1. Field of Invention
This invention relates to efficiently assembling the meanings of words and phrases in natural language such that both syntactic ambiguity and semantic scope ambiguity can be represented.
2. Description of Related Art
For a single sentence, thousands of syntactic analysis may be available. Similarly, tens of thousands of semantic analyses may also exist for each syntactic analysis. Therefore, the combination of syntactic and semantic ambiguities results in an exponential increase in the number of possible readings for a sentence. Human beings perform an unconscious filtering out of many of these sentence readings. However machine based systems are unable to perform this filtering. Instead, machine based systems must have some representation technique of explicitly representing the syntactic and semantic ambiguity which does not require enumerating the exponentially large number of combinations and which provides for effective processing.
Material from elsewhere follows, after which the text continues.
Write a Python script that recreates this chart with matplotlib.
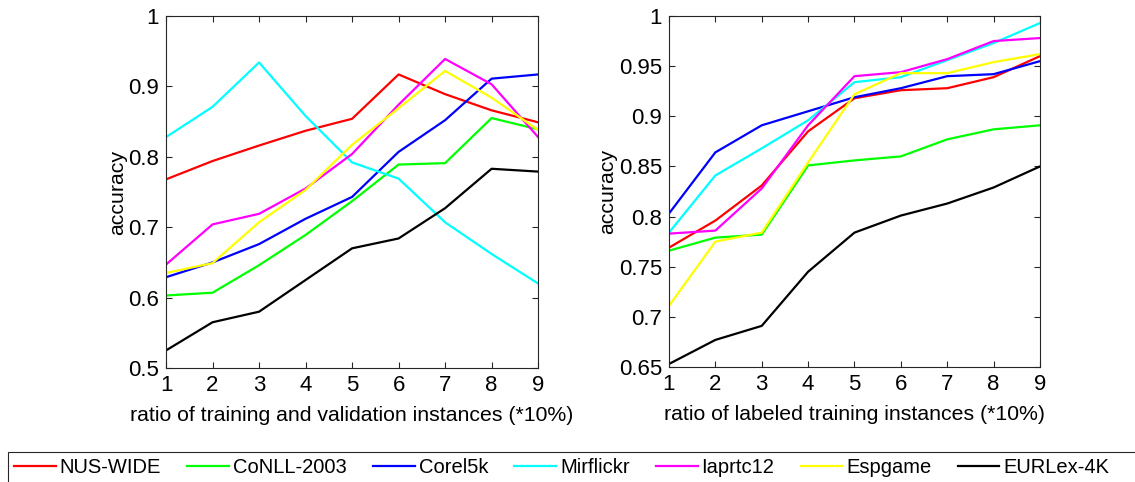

Lexical Functional Grammar uses syntactic structures called functional structures or f-structures to represent individual syntactic analyses. In the Xerox Language Environment, syntactic ambiguity is captured in a single syntactic structure called a packed f-structure by incorporating context variables to show how common substructures are shared between different analyses. The Xerox Language Environment uses packed f-structures to capture lexical and attachment syntactic ambiguity.
However, neither f-structures nor packed f-structures represent semantic information or semantic ambiguity such as semantic quantifier scope ambiguity. Therefore, a technique called Linear Logic Meaning Assembly or Glue Semantics was developed to derive representations of semantic information from f-structures. Substructures within the f-structure contribute premises pairing word meanings with formulas in linear logic. A process of linear logic deduction combines these premises to pair a sentence meaning with the f-structure. Linear Logic Meaning Assembly can derive alternative meanings from a single f-structure constituting a single syntactic analysis of a sentence that exhibits quantifier scope ambiguity and/or other types of semantic ambiguity. Moreover, Linear Logic Meaning Assembly can be used to derive a single, efficient, skeleton-modifier representation of all the possible meanings of a single f-structure constituting a single syntactic analysis of a sentence.
However, the methods used to represent quantifier scope and semantic ambiguity use different features than the methods used to represent syntactic ambiguity. Accordingly, these methods do not lead to the derivation of a single efficient semantic representation representing the combination of all possible syntactic ambiguities with all possible semantic ambiguities. Accordingly, for a given sentence two representation structures are necessary. One representation structure is necessary to represent all possible syntactic ambiguities and another representation structure is necessary to represent all semantic ambiguities.